A superficial search leads to things like https://www.rapid7.com/db/modules/auxiliary/dos/http/gzip_bo...

https://stackoverflow.com/questions/1459673

You really want to be careful about potentially breaking laws ...

Here is another article: https://www.blackhat.com/docs/us-16/materials/us-16-Marie-I-...

If FB supports brotli, a much bigger compression factor than 1000 is possible, apparently.

Here's a brotli file I created that's 81MB compressed and 100TB uncomrpessed[1] (bomb.br). That's a 1.2M:1 compression ratio (higher than any other brotli ratio I see mentioned online).

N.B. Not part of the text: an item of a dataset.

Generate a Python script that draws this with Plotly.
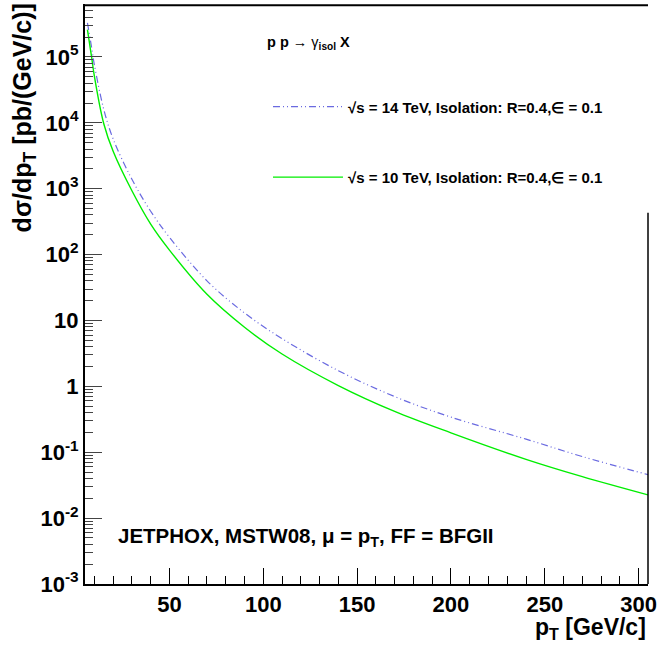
import plotly.graph_objects as go

# p_T grid (GeV/c) and cross sections (pb/(GeV/c))
pt = [6.3, 8.5, 10, 15, 20, 30, 40, 50, 70, 90, 110, 140, 170, 200, 240, 270, 305]
xsec_14 = [3.3e5, 1.4e5, 7.6e4, 1.6e4, 5700, 1390, 455, 183, 40, 13.0, 5.3, 1.73,
           0.70, 0.341, 0.158, 0.086, 0.0457]
xsec_10 = [2.6e5, 1.0e5, 5.1e4, 9.7e3, 3700, 930, 290, 117, 25, 7.9, 3.1, 1.03,
           0.417, 0.197, 0.078, 0.0426, 0.0225]

label_14 = "√s = 14 TeV, Isolation: R=0.4,∈ = 0.1"
label_10 = "√s = 10 TeV, Isolation: R=0.4,∈ = 0.1"

x_ticks = [50, 100, 150, 200, 250, 300]
y_ticks = [1e-3, 1e-2, 1e-1, 1, 10, 1e2, 1e3, 1e4, 1e5]
y_ticktext = ["10<sup>-3</sup>", "10<sup>-2</sup>", "10<sup>-1</sup>", "1", "10",
              "10<sup>2</sup>", "10<sup>3</sup>", "10<sup>4</sup>", "10<sup>5</sup>"]

FONT = "Liberation Sans, Arial, sans-serif"

fig = go.Figure()
fig.add_trace(go.Scatter(
    x=pt, y=xsec_14, mode="lines", name=label_14, legendgroup="a",
    line=dict(color="#6a6ae0", width=1.2, dash="7px,3px,1px,3px,1px,3px", shape="spline")))
fig.add_trace(go.Scatter(
    x=pt, y=xsec_10, mode="lines", name=label_10, legendgroup="b",
    line=dict(color="#00ee00", width=1.4, shape="spline")))

fig.update_layout(
    width=662, height=646, plot_bgcolor="white", paper_bgcolor="white",
    margin=dict(l=85, r=14, t=4, b=62, autoexpand=False),
    font=dict(family=FONT, color="black"),
    showlegend=True,
    legend=dict(x=0.325, y=0.851, xanchor="left", yanchor="top", bgcolor="rgba(0,0,0,0)",
                font=dict(size=15, family=FONT, weight="bold"), itemwidth=70,
                tracegroupgap=48),
    xaxis=dict(range=[5, 305], tickvals=x_ticks, ticks="inside", ticklen=16,
               tickcolor="black", showline=True, linecolor="black", linewidth=2,
               showgrid=False, zeroline=False,
               tickfont=dict(size=22, family=FONT, weight="bold"),
               minor=dict(dtick=10, ticks="inside", ticklen=8, tickcolor="black", showgrid=False)),
    yaxis=dict(type="log", range=[-3, 5.804], tickvals=y_ticks, ticktext=y_ticktext,
               ticks="inside", ticklen=17, tickcolor="#444", showline=True,
               linecolor="black", linewidth=2, showgrid=False, zeroline=False,
               tickfont=dict(size=22, family=FONT, weight="bold"),
               minor=dict(dtick="D1", ticks="inside", ticklen=8, tickcolor="#444", showgrid=False)),
)

# frame: top edge and the lower part of the right edge (legend box hides the rest)
fig.add_shape(type="line", xref="paper", yref="paper", x0=0, x1=1, y0=0.998, y1=0.998,
              line=dict(color="black", width=2), layer="above")
fig.add_shape(type="line", xref="paper", yref="paper", x0=1, x1=1, y0=0, y1=0.64,
              line=dict(color="black", width=1.5))

fig.add_annotation(text="dσ/dp<sub>T</sub> [pb/(GeV/c)]", textangle=-90,
                   xref="paper", yref="paper", x=-0.108, y=1.004, xanchor="center", yanchor="top",
                   showarrow=False, font=dict(size=25, family=FONT, weight="bold"))
fig.add_annotation(text="p<sub>T</sub> [GeV/c]", xref="paper", yref="paper",
                   x=1.0, y=-0.048, xanchor="right", yanchor="top",
                   showarrow=False, font=dict(size=23, family=FONT, weight="bold"))
fig.add_annotation(text="<b>p p</b> → γ<sub><b>isol</b></sub> <b>X</b>", xref="paper", yref="paper",
                   x=0.32, y=0.933, xanchor="left", yanchor="middle",
                   showarrow=False, font=dict(size=14.5, family=FONT))
fig.add_annotation(text="JETPHOX, MSTW08, μ = p<sub>T</sub>, FF = BFGII", xref="paper", yref="paper",
                   x=0.055, y=0.081, xanchor="left", yanchor="middle",
                   showarrow=False, font=dict(size=20.5, family=FONT, weight="bold"))

fig.write_html("out.html", config={"displayModeBar": False},
               post_script="document.body.style.margin='0';")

There's also a script in that directory that allows you to create files of whatever size you want (hovering around that same compression ratio). You can even use it to embed secret messages in the brotli (compressed or uncompressed). There's also a python script there that will serve it with the right header. Note that for Firefox it needs to be hosted on https, because Firefox only supports brotli over https.

Back when I created it, it would crash the entire browser of ESR Firefox, crash the tab of Chrome, and would lead to a perpetually loading page in regular Firefox.

It's currently hosted at [CAREFUL] https://stuffed.web.ctfcompetition.com [CAREFUL]

[1] https://github.com/google/google-ctf/tree/master/2019/finals...

A single layer of deflate compression has a theoretical expansion limit of 1032:1. ZIP bombs with higher ratios only achieve it by nesting a ZIP file inside of another ZIP file and expecting the decompressor to be recursive.

This means you can serve 1M payload and have it come out to 1G at decompression time. Not a bad compression ratio, but it doesn't seem like enough to break Facebook servers without taking on considerable load of your own.

http://www.zlib.net/zlib_tech.html

Just a guessing, but maybe a really large file with a limited character set, maybe even just repeating 1 character should compress really well
1 character repeated 1877302224 times has a compression ratio of 99.9% ~1.9GB compresses to ~1.8MB.